## [Aim]
Retype the listing that follows, exactly as written.

## [Data]
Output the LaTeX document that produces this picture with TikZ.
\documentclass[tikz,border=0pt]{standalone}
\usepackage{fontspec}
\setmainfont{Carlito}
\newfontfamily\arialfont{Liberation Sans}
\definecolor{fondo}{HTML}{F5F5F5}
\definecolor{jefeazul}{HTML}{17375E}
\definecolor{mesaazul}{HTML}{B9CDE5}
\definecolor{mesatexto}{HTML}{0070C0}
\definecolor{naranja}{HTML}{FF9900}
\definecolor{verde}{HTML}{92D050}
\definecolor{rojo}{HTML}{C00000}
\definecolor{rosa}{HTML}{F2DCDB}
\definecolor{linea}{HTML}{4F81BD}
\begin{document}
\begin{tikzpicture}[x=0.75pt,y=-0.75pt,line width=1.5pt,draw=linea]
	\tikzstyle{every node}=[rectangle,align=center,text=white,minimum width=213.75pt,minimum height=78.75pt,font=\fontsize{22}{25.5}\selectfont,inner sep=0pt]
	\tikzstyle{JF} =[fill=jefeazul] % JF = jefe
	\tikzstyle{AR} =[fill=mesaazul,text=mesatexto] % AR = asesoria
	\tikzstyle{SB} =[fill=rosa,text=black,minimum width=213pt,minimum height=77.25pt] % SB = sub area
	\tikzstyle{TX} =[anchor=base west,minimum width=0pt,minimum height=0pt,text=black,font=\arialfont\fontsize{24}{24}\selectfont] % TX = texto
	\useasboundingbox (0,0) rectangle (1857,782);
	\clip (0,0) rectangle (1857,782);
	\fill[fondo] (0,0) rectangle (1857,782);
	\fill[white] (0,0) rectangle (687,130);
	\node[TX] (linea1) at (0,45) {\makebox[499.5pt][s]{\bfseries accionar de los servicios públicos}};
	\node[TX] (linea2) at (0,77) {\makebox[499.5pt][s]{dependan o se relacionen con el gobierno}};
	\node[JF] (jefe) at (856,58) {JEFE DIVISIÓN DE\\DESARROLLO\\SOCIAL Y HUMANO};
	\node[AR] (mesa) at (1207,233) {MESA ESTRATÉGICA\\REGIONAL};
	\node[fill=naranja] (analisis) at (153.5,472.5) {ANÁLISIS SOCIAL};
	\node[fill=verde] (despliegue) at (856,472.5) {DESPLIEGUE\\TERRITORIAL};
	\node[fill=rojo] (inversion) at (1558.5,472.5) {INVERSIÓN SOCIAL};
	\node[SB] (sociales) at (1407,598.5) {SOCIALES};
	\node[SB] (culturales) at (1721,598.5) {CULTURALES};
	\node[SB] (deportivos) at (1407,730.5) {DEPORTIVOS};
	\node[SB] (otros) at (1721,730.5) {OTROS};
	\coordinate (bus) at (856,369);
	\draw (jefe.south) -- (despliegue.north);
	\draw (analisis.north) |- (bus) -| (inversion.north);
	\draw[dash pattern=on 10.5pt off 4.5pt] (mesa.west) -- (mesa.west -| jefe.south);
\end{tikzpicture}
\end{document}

## [Complete answer]
Output the LaTeX document that produces this picture with TikZ.
\documentclass[tikz,border=0pt]{standalone}
\usepackage{fontspec}
\setmainfont{Carlito}
\newfontfamily\arialfont{Liberation Sans}
\definecolor{fondo}{HTML}{F5F5F5}
\definecolor{jefeazul}{HTML}{17375E}
\definecolor{mesaazul}{HTML}{B9CDE5}
\definecolor{mesatexto}{HTML}{0070C0}
\definecolor{naranja}{HTML}{FF9900}
\definecolor{verde}{HTML}{92D050}
\definecolor{rojo}{HTML}{C00000}
\definecolor{rosa}{HTML}{F2DCDB}
\definecolor{linea}{HTML}{4F81BD}
\begin{document}
\begin{tikzpicture}[x=0.75pt,y=-0.75pt,line width=1.5pt,draw=linea]
	\tikzstyle{every node}=[rectangle,align=center,text=white,minimum width=213.75pt,minimum height=78.75pt,font=\fontsize{22}{25.5}\selectfont,inner sep=0pt]
	\tikzstyle{JF} =[fill=jefeazul] % JF = jefe
	\tikzstyle{AR} =[fill=mesaazul,text=mesatexto] % AR = asesoria
	\tikzstyle{SB} =[fill=rosa,text=black,minimum width=213pt,minimum height=77.25pt] % SB = sub area
	\tikzstyle{TX} =[anchor=base west,minimum width=0pt,minimum height=0pt,text=black,font=\arialfont\fontsize{24}{24}\selectfont] % TX = texto
	\useasboundingbox (0,0) rectangle (1857,782);
	\clip (0,0) rectangle (1857,782);
	\fill[fondo] (0,0) rectangle (1857,782);
	\fill[white] (0,0) rectangle (687,130);
	\node[TX] (linea1) at (0,45) {\makebox[499.5pt][s]{\bfseries accionar de los servicios públicos}};
	\node[TX] (linea2) at (0,77) {\makebox[499.5pt][s]{dependan o se relacionen con el gobierno}};
	\node[JF] (jefe) at (856,58) {JEFE DIVISIÓN DE\\DESARROLLO\\SOCIAL Y HUMANO};
	\node[AR] (mesa) at (1207,233) {MESA ESTRATÉGICA\\REGIONAL};
	\node[fill=naranja] (analisis) at (153.5,472.5) {ANÁLISIS SOCIAL};
	\node[fill=verde] (despliegue) at (856,472.5) {DESPLIEGUE\\TERRITORIAL};
	\node[fill=rojo] (inversion) at (1558.5,472.5) {INVERSIÓN SOCIAL};
	\node[SB] (sociales) at (1407,598.5) {SOCIALES};
	\node[SB] (culturales) at (1721,598.5) {CULTURALES};
	\node[SB] (deportivos) at (1407,730.5) {DEPORTIVOS};
	\node[SB] (otros) at (1721,730.5) {OTROS};
	\coordinate (bus) at (856,369);
	\draw (jefe.south) -- (despliegue.north);
	\draw (analisis.north) |- (bus) -| (inversion.north);
	\draw[dash pattern=on 10.5pt off 4.5pt] (mesa.west) -- (mesa.west -| jefe.south);
\end{tikzpicture}
\end{document}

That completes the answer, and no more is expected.